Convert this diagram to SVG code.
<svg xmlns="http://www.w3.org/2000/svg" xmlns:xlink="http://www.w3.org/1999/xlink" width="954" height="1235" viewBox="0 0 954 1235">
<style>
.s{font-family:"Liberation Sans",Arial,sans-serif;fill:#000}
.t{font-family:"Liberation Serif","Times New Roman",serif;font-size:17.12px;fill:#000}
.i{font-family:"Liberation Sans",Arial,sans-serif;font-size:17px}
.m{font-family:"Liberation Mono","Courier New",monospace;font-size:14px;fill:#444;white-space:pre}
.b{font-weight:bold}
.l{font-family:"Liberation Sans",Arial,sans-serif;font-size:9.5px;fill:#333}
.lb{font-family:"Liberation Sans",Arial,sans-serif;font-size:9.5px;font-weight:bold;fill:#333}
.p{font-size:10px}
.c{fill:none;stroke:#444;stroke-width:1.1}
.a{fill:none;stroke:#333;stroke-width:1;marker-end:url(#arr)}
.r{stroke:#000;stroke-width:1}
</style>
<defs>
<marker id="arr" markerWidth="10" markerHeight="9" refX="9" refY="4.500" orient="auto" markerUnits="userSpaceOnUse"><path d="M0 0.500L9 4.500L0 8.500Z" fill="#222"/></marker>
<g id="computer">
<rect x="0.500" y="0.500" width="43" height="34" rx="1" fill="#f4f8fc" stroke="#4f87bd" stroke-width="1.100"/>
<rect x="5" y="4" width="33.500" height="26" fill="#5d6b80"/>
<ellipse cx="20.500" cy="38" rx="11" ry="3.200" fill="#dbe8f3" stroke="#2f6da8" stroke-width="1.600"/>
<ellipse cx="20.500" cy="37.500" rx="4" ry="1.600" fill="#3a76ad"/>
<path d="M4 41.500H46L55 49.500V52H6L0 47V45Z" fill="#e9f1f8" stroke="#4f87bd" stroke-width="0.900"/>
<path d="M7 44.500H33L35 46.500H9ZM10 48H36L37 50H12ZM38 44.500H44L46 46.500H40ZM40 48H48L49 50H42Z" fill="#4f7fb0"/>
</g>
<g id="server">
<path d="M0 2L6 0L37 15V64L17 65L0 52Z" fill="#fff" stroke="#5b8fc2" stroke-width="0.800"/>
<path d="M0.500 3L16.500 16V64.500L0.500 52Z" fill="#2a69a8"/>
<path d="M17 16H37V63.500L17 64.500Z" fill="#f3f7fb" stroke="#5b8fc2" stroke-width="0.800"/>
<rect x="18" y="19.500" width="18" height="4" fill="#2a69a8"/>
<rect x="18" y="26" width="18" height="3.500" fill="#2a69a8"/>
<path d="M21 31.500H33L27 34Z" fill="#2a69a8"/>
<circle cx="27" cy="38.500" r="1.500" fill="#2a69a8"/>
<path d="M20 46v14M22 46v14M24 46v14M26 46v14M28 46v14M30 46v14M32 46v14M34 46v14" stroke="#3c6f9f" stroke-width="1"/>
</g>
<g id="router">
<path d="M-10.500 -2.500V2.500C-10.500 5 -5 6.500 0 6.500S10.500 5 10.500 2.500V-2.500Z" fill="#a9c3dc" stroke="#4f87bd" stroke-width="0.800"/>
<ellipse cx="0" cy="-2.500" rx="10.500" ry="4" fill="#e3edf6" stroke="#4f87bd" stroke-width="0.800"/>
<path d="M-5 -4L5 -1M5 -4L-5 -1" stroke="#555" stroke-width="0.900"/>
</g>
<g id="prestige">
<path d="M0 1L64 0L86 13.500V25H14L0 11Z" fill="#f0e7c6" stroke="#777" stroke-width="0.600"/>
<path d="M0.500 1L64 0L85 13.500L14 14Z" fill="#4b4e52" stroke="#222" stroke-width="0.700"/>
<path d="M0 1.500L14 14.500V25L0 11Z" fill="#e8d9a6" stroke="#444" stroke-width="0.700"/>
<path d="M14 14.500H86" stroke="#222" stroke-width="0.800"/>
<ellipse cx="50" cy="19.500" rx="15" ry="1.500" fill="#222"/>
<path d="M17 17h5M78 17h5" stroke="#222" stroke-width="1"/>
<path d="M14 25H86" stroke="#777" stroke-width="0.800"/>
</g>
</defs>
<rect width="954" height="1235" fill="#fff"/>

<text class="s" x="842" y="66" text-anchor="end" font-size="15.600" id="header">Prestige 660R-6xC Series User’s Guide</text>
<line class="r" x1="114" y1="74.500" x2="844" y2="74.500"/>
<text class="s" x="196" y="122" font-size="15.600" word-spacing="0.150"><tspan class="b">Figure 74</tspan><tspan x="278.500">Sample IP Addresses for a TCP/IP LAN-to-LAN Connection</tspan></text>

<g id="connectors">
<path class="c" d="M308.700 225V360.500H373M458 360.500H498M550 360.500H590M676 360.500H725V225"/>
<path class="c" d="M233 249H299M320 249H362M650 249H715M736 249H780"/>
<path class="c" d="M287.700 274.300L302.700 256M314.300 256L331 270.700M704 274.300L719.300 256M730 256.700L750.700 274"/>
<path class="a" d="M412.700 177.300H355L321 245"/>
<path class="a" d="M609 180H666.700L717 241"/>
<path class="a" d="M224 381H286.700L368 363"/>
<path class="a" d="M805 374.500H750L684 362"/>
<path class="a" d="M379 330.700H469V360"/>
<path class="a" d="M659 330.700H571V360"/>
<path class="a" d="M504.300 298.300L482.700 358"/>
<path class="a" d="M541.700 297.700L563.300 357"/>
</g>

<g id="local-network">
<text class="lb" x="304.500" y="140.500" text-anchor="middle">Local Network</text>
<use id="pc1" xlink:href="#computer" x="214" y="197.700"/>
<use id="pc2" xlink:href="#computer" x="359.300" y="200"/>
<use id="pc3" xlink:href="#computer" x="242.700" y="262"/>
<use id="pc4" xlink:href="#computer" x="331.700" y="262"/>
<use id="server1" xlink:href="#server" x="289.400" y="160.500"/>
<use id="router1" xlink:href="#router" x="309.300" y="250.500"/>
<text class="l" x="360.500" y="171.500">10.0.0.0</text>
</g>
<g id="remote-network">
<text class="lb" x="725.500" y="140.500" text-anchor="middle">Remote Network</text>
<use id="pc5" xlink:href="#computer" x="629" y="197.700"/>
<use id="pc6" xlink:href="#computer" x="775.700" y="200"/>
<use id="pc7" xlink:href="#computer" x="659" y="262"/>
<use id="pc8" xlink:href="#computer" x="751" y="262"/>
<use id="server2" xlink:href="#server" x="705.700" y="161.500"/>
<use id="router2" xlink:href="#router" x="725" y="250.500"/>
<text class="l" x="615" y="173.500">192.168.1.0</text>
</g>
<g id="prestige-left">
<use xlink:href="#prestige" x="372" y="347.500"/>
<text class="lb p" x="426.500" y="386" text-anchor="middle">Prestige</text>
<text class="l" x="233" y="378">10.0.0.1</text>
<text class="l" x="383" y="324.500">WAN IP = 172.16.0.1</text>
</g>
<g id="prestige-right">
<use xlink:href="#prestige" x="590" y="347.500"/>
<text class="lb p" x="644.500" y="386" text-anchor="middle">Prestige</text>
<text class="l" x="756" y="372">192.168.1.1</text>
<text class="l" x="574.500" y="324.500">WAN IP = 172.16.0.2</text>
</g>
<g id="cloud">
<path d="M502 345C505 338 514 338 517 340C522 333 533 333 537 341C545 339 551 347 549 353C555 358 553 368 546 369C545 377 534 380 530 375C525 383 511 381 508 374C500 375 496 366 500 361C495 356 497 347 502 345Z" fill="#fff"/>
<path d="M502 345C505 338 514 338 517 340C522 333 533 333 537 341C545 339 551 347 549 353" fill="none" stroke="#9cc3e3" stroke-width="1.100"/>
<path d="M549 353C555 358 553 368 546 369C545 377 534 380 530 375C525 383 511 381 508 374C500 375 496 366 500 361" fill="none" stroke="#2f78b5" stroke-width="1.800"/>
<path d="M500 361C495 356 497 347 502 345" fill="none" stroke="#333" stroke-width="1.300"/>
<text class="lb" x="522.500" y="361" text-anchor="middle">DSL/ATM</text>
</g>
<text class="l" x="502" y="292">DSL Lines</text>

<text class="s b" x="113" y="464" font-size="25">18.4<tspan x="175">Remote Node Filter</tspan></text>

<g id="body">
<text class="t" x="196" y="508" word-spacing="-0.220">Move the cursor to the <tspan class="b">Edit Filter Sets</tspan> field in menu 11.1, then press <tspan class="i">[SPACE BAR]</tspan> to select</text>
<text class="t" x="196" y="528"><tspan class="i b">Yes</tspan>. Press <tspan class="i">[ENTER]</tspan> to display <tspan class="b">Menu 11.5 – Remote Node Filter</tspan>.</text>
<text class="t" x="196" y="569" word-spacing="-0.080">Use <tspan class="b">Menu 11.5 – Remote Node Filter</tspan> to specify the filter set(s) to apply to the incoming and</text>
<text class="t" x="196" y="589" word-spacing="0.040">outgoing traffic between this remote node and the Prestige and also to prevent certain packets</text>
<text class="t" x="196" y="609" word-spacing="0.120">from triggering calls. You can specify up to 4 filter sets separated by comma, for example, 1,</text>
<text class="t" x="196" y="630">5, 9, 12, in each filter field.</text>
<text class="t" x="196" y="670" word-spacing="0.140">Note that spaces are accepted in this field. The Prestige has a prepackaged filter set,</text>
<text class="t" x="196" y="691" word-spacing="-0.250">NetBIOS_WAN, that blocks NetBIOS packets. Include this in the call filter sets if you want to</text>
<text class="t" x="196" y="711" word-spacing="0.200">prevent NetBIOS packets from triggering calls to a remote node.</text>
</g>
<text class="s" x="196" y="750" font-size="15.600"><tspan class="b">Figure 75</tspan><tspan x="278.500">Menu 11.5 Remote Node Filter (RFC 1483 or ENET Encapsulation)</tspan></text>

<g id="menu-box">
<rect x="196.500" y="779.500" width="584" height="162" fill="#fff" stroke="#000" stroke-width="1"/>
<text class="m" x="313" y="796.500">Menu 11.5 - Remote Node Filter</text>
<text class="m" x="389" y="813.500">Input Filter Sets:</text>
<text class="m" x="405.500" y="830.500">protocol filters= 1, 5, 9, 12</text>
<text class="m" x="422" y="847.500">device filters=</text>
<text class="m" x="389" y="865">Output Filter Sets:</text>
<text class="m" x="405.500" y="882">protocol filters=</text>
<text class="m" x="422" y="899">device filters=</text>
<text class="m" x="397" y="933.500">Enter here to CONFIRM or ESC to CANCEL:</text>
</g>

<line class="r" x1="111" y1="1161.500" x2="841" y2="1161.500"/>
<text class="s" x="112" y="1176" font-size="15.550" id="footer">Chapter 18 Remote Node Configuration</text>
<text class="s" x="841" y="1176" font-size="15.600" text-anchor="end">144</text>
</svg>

WORK INSTRUCTIONS → Check every line of the listing for the string "this" and report how many lines have it, as a number alone.

TASK SOLUTION → 4